Figuring out who's point of view your story should be in is essential to it's success. My first book had six main character, oh yes, six. I loved them all and thought each one of them was strong enough to be the story's protagonist. However, I made the mistake of not picking one and wrote it from an observer's point of view. I even made the horrible mistake of occasionally jumped into different characters heads, without a change of chapter or a break. You can imagine how incredibly hard this was to read. Hey, when I make a mistake, I go all out.
That's not to say this kind of thing can't be done. However, you must be an experienced writer to pull it off and 99% of the time, if it's your first book it won't get picked up if it's written that way. This is often seen as an amateur mistake and agents and editors will usually pass on a book written like this.
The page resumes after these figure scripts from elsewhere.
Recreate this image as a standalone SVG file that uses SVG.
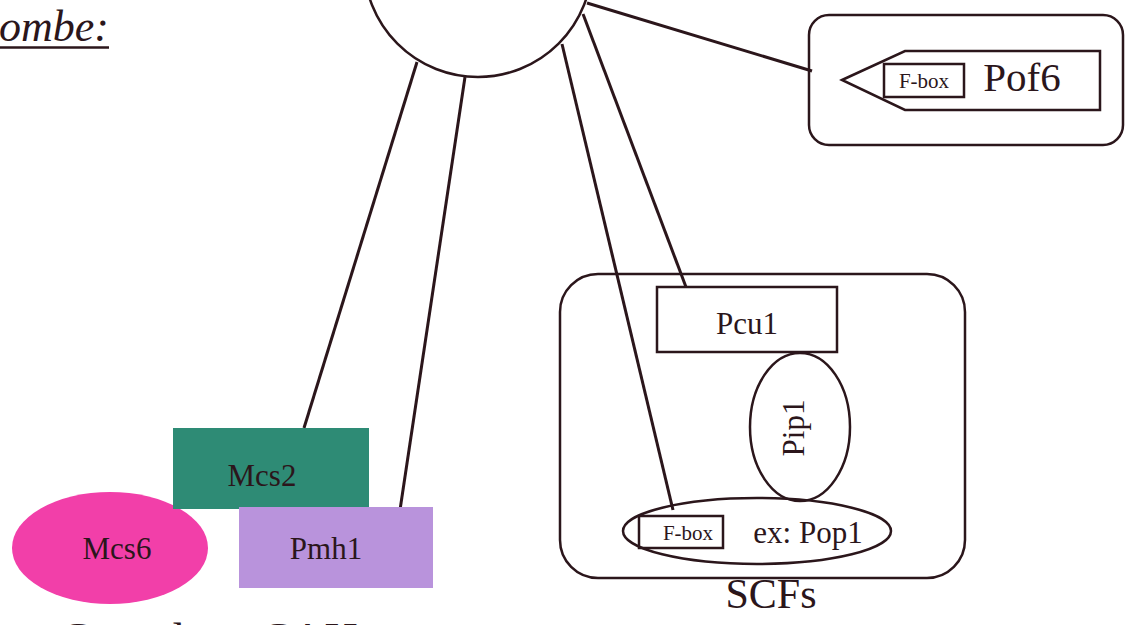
<svg xmlns="http://www.w3.org/2000/svg" width="1132" height="625" viewBox="0 0 1132 625">
<style>
.s{fill:none;stroke:#2b161b;stroke-width:2.5}
.w{fill:#fff;stroke:#2b161b;stroke-width:2.5}
.t{font-family:"Liberation Serif","Times New Roman",serif;fill:#2b161b}
.c{stroke:#2b161b;stroke-width:3;fill:none}
</style>
<rect width="1132" height="625" fill="#fff"/>
<g id="title">
<text class="t" x="109" y="41" font-size="44" font-style="italic" text-anchor="end">pombe:</text>
<line x1="0" y1="47.5" x2="109" y2="47.5" stroke="#2b161b" stroke-width="2.5"/>
</g>
<g id="connectors">
<line class="c" x1="417" y1="62" x2="304" y2="428" stroke-width="1.8"/>
<line class="c" x1="465" y1="77" x2="400" y2="510"/>
<line class="c" x1="562" y1="44" x2="673" y2="510"/>
<line class="c" x1="583" y1="14" x2="686" y2="287"/>
<line class="c" x1="587" y1="3" x2="812" y2="71"/>
</g>
<g id="hub">
<circle class="w" cx="478" cy="-37" r="114"/>
</g>
<g id="pof6">
<rect class="s" x="809" y="15" width="314" height="130" rx="20"/>
<polygon class="s" points="842,80 905,51 1100,51 1100,110 905,110"/>
<rect class="s" x="884" y="64" width="80" height="33" stroke-width="2"/>
<text class="t" x="924" y="88" font-size="21" text-anchor="middle">F-box</text>
<text class="t" x="1022" y="91" font-size="41" text-anchor="middle">Pof6</text>
</g>
<g id="mcs6">
<ellipse cx="110" cy="548" rx="98" ry="56" fill="#f23fa9"/>
<text class="t" x="117" y="559" font-size="31" text-anchor="middle">Mcs6</text>
</g>
<g id="mcs2">
<rect x="173" y="428" width="196" height="81" fill="#2e8b75"/>
<text class="t" x="262" y="486" font-size="31" text-anchor="middle">Mcs2</text>
</g>
<g id="pmh1">
<rect x="239" y="507" width="194" height="81" fill="#b993dc"/>
<text class="t" x="326" y="559" font-size="31" text-anchor="middle">Pmh1</text>
</g>
<g id="complexe">
<text class="t" x="60" y="655" font-size="46">Complexe CAH</text>
</g>
<g id="scf">
<rect class="s" x="560" y="274" width="405" height="304" rx="38"/>
<text class="t" x="771" y="608" font-size="42" text-anchor="middle">SCFs</text>
</g>
<g id="pcu1">
<rect class="s" x="657" y="287" width="180" height="65" stroke-width="2"/>
<text class="t" x="747" y="334" font-size="31" text-anchor="middle">Pcu1</text>
</g>
<g id="pip1">
<ellipse class="s" cx="800" cy="427" rx="50" ry="74" stroke-width="2"/>
<text class="t" font-size="31" text-anchor="middle" transform="translate(804,428) rotate(-90)">Pip1</text>
</g>
<g id="pop1">
<ellipse class="s" cx="757" cy="531" rx="134" ry="33" stroke-width="2"/>
<rect class="s" x="639" y="516" width="84" height="32" stroke-width="2"/>
<text class="t" x="688" y="540" font-size="21" text-anchor="middle">F-box</text>
<text class="t" x="808" y="543" font-size="31" text-anchor="middle">ex: Pop1</text>
</g>
</svg>
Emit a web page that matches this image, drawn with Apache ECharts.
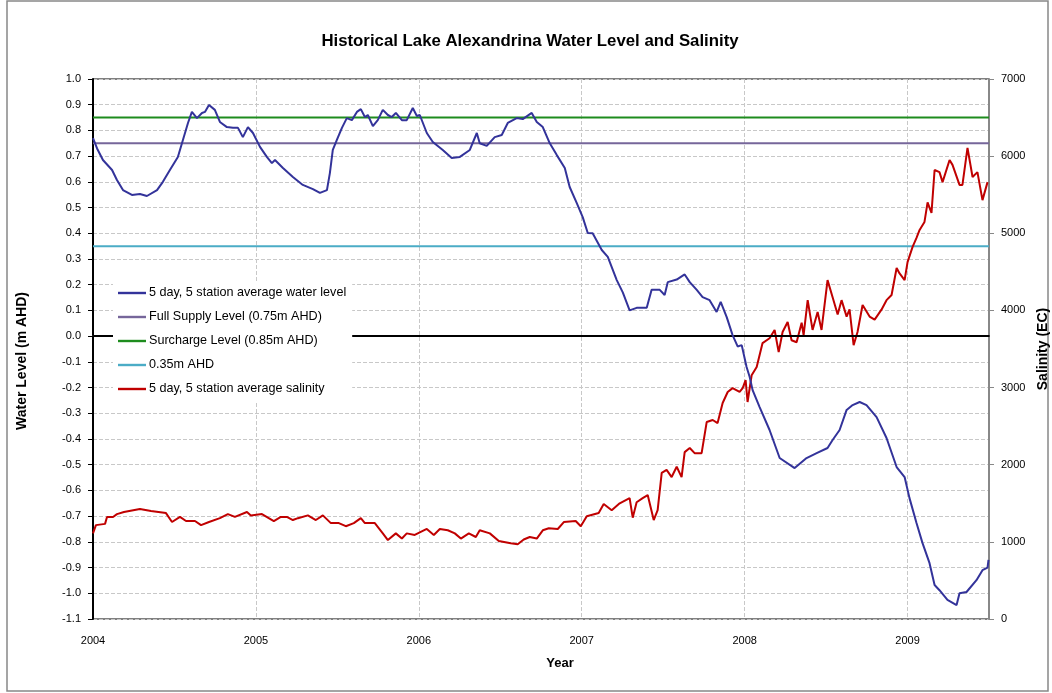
<!DOCTYPE html>
<html lang="en">
<head>
    <meta charset="UTF-8">
    <title>Lake Alexandrina</title>
    <script src="https://cdn.jsdelivr.net/npm/echarts@6/dist/echarts.min.js"></script>
    <style>
        body { margin: 0; background: #fff; }
        .box { width: 1052px; height: 693px; }
    </style>
</head>
<body>
<div class="box"></div>
<script>
// water level, decimal year / m AHD
var levelYears = [2004.000, 2004.025, 2004.061, 2004.117, 2004.147, 2004.184, 2004.239, 2004.288, 2004.331, 2004.393,
    2004.429, 2004.472, 2004.521, 2004.552, 2004.583, 2004.607, 2004.638, 2004.669, 2004.687, 2004.712,
    2004.748, 2004.779, 2004.822, 2004.859, 2004.890, 2004.920, 2004.951, 2004.982, 2005.025, 2005.067,
    2005.098, 2005.117, 2005.166, 2005.227, 2005.288, 2005.350, 2005.393, 2005.436, 2005.454, 2005.472,
    2005.497, 2005.528, 2005.558, 2005.589, 2005.620, 2005.644, 2005.669, 2005.687, 2005.718, 2005.748,
    2005.779, 2005.810, 2005.834, 2005.859, 2005.896, 2005.926, 2005.963, 2005.988, 2006.006, 2006.049,
    2006.086, 2006.147, 2006.202, 2006.252, 2006.313, 2006.356, 2006.374, 2006.417, 2006.466, 2006.509,
    2006.546, 2006.601, 2006.638, 2006.693, 2006.724, 2006.761, 2006.804, 2006.847, 2006.896, 2006.926,
    2006.969, 2007.006, 2007.037, 2007.067, 2007.123, 2007.160, 2007.215, 2007.252, 2007.294, 2007.337,
    2007.399, 2007.429, 2007.479, 2007.509, 2007.528, 2007.583, 2007.632, 2007.663, 2007.706, 2007.742,
    2007.785, 2007.828, 2007.853, 2007.890, 2007.926, 2007.957, 2007.982, 2008.012, 2008.031, 2008.049,
    2008.092, 2008.153, 2008.215, 2008.307, 2008.380, 2008.442, 2008.509, 2008.540, 2008.583, 2008.626,
    2008.663, 2008.706, 2008.748, 2008.810, 2008.871, 2008.933, 2008.982, 2009.012, 2009.055, 2009.092,
    2009.135, 2009.166, 2009.196, 2009.245, 2009.301, 2009.319, 2009.362, 2009.423, 2009.460, 2009.491, 2009.497];
var levelValues = [0.77, 0.73, 0.685, 0.646, 0.607, 0.568, 0.549, 0.553, 0.545, 0.568,
    0.60, 0.646, 0.697, 0.763, 0.829, 0.872, 0.848, 0.868, 0.872, 0.899,
    0.88, 0.833, 0.813, 0.81, 0.81, 0.774, 0.813, 0.79, 0.736, 0.697,
    0.673, 0.685, 0.654, 0.619, 0.588, 0.572, 0.557, 0.568, 0.634, 0.724,
    0.763, 0.81, 0.848, 0.84, 0.872, 0.883, 0.852, 0.86, 0.817, 0.84,
    0.88, 0.86, 0.852, 0.868, 0.84, 0.84, 0.887, 0.856, 0.86, 0.79,
    0.755, 0.724, 0.693, 0.697, 0.724, 0.79, 0.75, 0.74, 0.774, 0.782,
    0.829, 0.848, 0.844, 0.868, 0.833, 0.813, 0.75, 0.704, 0.654, 0.58,
    0.518, 0.463, 0.401, 0.40, 0.335, 0.308, 0.218, 0.17, 0.10, 0.11,
    0.11, 0.18, 0.18, 0.16, 0.21, 0.22, 0.24, 0.21, 0.18, 0.152,
    0.14, 0.094, 0.133, 0.074, 0.004, -0.04, -0.035, -0.12, -0.159, -0.21,
    -0.276, -0.365, -0.474, -0.513, -0.474, -0.455, -0.435, -0.404, -0.365, -0.287,
    -0.268, -0.256, -0.268, -0.315, -0.396, -0.509, -0.548, -0.63, -0.727, -0.805,
    -0.883, -0.968, -0.988, -1.026, -1.046, -1.0, -0.995, -0.949, -0.91, -0.9, -0.87];

// salinity, decimal year / EC
var salYears = [2004.000, 2004.018, 2004.074, 2004.086, 2004.123, 2004.147, 2004.190, 2004.288, 2004.356, 2004.448,
    2004.485, 2004.534, 2004.571, 2004.626, 2004.663, 2004.712, 2004.779, 2004.828, 2004.871, 2004.945,
    2004.969, 2005.037, 2005.110, 2005.153, 2005.190, 2005.227, 2005.258, 2005.319, 2005.368, 2005.411,
    2005.460, 2005.509, 2005.552, 2005.601, 2005.644, 2005.669, 2005.730, 2005.779, 2005.810, 2005.859,
    2005.896, 2005.926, 2005.975, 2006.049, 2006.092, 2006.129, 2006.178, 2006.221, 2006.258, 2006.307,
    2006.350, 2006.374, 2006.436, 2006.491, 2006.564, 2006.607, 2006.644, 2006.681, 2006.724, 2006.761,
    2006.798, 2006.853, 2006.890, 2006.963, 2006.994, 2007.031, 2007.104, 2007.135, 2007.184, 2007.233,
    2007.294, 2007.313, 2007.337, 2007.374, 2007.405, 2007.442, 2007.466, 2007.491, 2007.521, 2007.552,
    2007.583, 2007.613, 2007.632, 2007.663, 2007.693, 2007.736, 2007.767, 2007.804, 2007.834, 2007.865,
    2007.896, 2007.926, 2007.969, 2007.988, 2008.006, 2008.018, 2008.043, 2008.074, 2008.110, 2008.153,
    2008.184, 2008.209, 2008.233, 2008.264, 2008.288, 2008.319, 2008.350, 2008.362, 2008.387, 2008.417,
    2008.448, 2008.472, 2008.509, 2008.540, 2008.571, 2008.595, 2008.626, 2008.644, 2008.669, 2008.693,
    2008.724, 2008.767, 2008.798, 2008.840, 2008.871, 2008.902, 2008.933, 2008.951, 2008.982, 2009.000,
    2009.031, 2009.055, 2009.074, 2009.104, 2009.123, 2009.147, 2009.166, 2009.196, 2009.215, 2009.258,
    2009.276, 2009.319, 2009.337, 2009.368, 2009.399, 2009.429, 2009.460, 2009.491];
var salValues = [1111, 1217, 1233, 1323, 1323, 1360, 1387, 1427, 1400, 1373,
    1257, 1323, 1270, 1270, 1217, 1257, 1307, 1360, 1323, 1387,
    1343, 1360, 1270, 1323, 1323, 1283, 1307, 1343, 1283, 1343,
    1243, 1243, 1203, 1243, 1307, 1243, 1243, 1110, 1023, 1110,
    1043, 1110, 1090, 1167, 1090, 1167, 1150, 1110, 1043, 1110,
    1063, 1150, 1110, 1010, 983, 970, 1030, 1063, 1043, 1150,
    1177, 1167, 1257, 1270, 1203, 1333, 1373, 1490, 1410, 1500,
    1567, 1313, 1513, 1567, 1607, 1283, 1410, 1893, 1933, 1840,
    1973, 1840, 2163, 2217, 2150, 2150, 2553, 2580, 2540, 2800,
    2943, 2993, 2943, 2993, 3097, 2813, 3160, 3267, 3577, 3640,
    3747, 3460, 3720, 3850, 3613, 3587, 3840, 3680, 4133, 3747,
    3980, 3747, 4393, 4170, 3947, 4133, 3920, 4013, 3550, 3720,
    4070, 3920, 3880, 4010, 4133, 4200, 4550, 4480, 4393, 4627,
    4823, 4940, 5043, 5147, 5400, 5263, 5820, 5793, 5663, 5950,
    5887, 5627, 5627, 6107, 5730, 5793, 5430, 5663];

var startYear = 2004, endYear = 2009.5
var fullSupply = 0.75, surcharge = 0.85, lowLevel = 0.35

function pairs(xs, ys) {
    return xs.map(function (x, i) { return [x, ys[i]] })
}
function flat(v) {
    return [[startYear, v], [endYear, v]]
}

var chart = echarts.init(document.querySelector('.box'))
var font = 'Liberation Sans, Arial, sans-serif'
var lineIcon = 'path://M0,0 L28,0 L28,2.4 L0,2.4 Z'

var option = {
    animation: false,
    textStyle: { fontFamily: font },
    title: {
        text: 'Historical Lake Alexandrina Water Level and Salinity',
        left: 525, top: 28, textAlign: 'center',
        textStyle: { fontSize: 16.8, fontWeight: 'bold', color: '#000', fontFamily: font }
    },
    legend: {
        orient: 'vertical',
        left: 113, top: 281, z: 20,
        backgroundColor: '#fff',
        padding: [5, 6, 5, 5],
        icon: lineIcon,
        itemWidth: 28, itemHeight: 14, itemGap: 10,
        textStyle: { fontSize: 12.6, lineHeight: 14, color: '#000', padding: [0, 0, 0, -2] },
        data: ['5 day, 5 station average water level', 'Full Supply Level (0.75m AHD)',
            'Surcharge Level (0.85m AHD)', '0.35m AHD', '5 day, 5 station average salinity']
    },
    grid: {
        left: 93, right: 63, top: 79, bottom: 74,
        outerBoundsMode: 'none',
        show: true, borderColor: '#000', borderWidth: 1
    },
    xAxis: {
        type: 'value', min: startYear, max: endYear, interval: 1,
        name: 'Year', nameLocation: 'middle', nameGap: 38,
        nameTextStyle: { fontSize: 13, fontWeight: 'bold', color: '#000', padding: [0, 0, 0, 38] },
        axisLine: { lineStyle: { color: '#222', width: 2 } },
        axisTick: { show: false },
        axisLabel: {
            fontSize: 11, color: '#000', margin: 16,
            formatter: function (v) { return v % 1 === 0 ? String(v) : '' }
        },
        splitLine: { show: true, lineStyle: { color: '#c8c8c8', type: 'dashed' } }
    },
    yAxis: [{
        type: 'value', min: -1.1, max: 1.0, interval: 0.1,
        name: 'Water Level (m AHD)', nameLocation: 'middle', nameGap: 64,
        nameTextStyle: { fontSize: 14, fontWeight: 'bold', color: '#000', padding: [0, 24, 0, 0] },
        axisLine: { show: true, lineStyle: { color: '#000', width: 2 } },
        axisTick: { show: true, length: 5, lineStyle: { color: '#000' } },
        axisLabel: { fontSize: 11, color: '#000', margin: 12, formatter: function (v) { return v.toFixed(1) } },
        splitLine: { show: true, lineStyle: { color: '#c8c8c8', type: 'dashed' } }
    }, {
        type: 'value', min: 0, max: 7000, interval: 1000,
        name: 'Salinity (EC)', nameLocation: 'middle', nameGap: 46,
        nameTextStyle: { fontSize: 14, fontWeight: 'bold', color: '#000' },
        axisLine: { show: true, lineStyle: { color: '#888', width: 2 } },
        axisTick: { show: true, length: 5, lineStyle: { color: '#888' } },
        axisLabel: { fontSize: 11, color: '#000', margin: 12, formatter: function (v) { return String(v) } },
        splitLine: { show: false }
    }],
    series: [{
        name: '5 day, 5 station average water level', type: 'line', symbol: 'none',
        lineStyle: { color: '#33339a', width: 2 }, itemStyle: { color: '#33339a' },
        data: pairs(levelYears, levelValues), z: 5,
        markLine: {
            silent: true, symbol: 'none', label: { show: false },
            lineStyle: { color: '#000', width: 2, type: 'solid' },
            data: [{ yAxis: 0 }]
        }
    }, {
        name: 'Full Supply Level (0.75m AHD)', type: 'line', symbol: 'none',
        lineStyle: { color: '#76669a', width: 2 }, itemStyle: { color: '#76669a' },
        data: flat(fullSupply)
    }, {
        name: 'Surcharge Level (0.85m AHD)', type: 'line', symbol: 'none',
        lineStyle: { color: '#1e8c1e', width: 2 }, itemStyle: { color: '#1e8c1e' },
        data: flat(surcharge)
    }, {
        name: '0.35m AHD', type: 'line', symbol: 'none',
        lineStyle: { color: '#4bacc6', width: 2 }, itemStyle: { color: '#4bacc6' },
        data: flat(lowLevel)
    }, {
        name: '5 day, 5 station average salinity', type: 'line', symbol: 'none', yAxisIndex: 1,
        lineStyle: { color: '#c00000', width: 2 }, itemStyle: { color: '#c00000' },
        data: pairs(salYears, salValues), z: 4
    }],
    graphic: [{
        type: 'rect', shape: { x: 7, y: 1, width: 1041, height: 690 },
        style: { fill: 'none', stroke: '#888', lineWidth: 1.5 }, silent: true, z: -1
    }]
}
chart.setOption(option)
</script>
</body>
</html>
So I had to fix my book. The really hard part was deciding who's story it was going to be. I loved all six of them and thought they all would make a great protagonist. But I had to pick. So I looked hard at the plot line and saw whose story had the most ties into it. Once I did that he jumped right out at me, practically smacking me upside the head. It was that obvious. The other characters are all still integral to the story and are strong characters in their own right, with whom I could easily do an offshoot novel. However, they will have to wait for their time in the lime light. By the way, I don't recommend having six strong characters with integral parts in the plot, it is a lot of work! I can't wait to write a book with just one or two!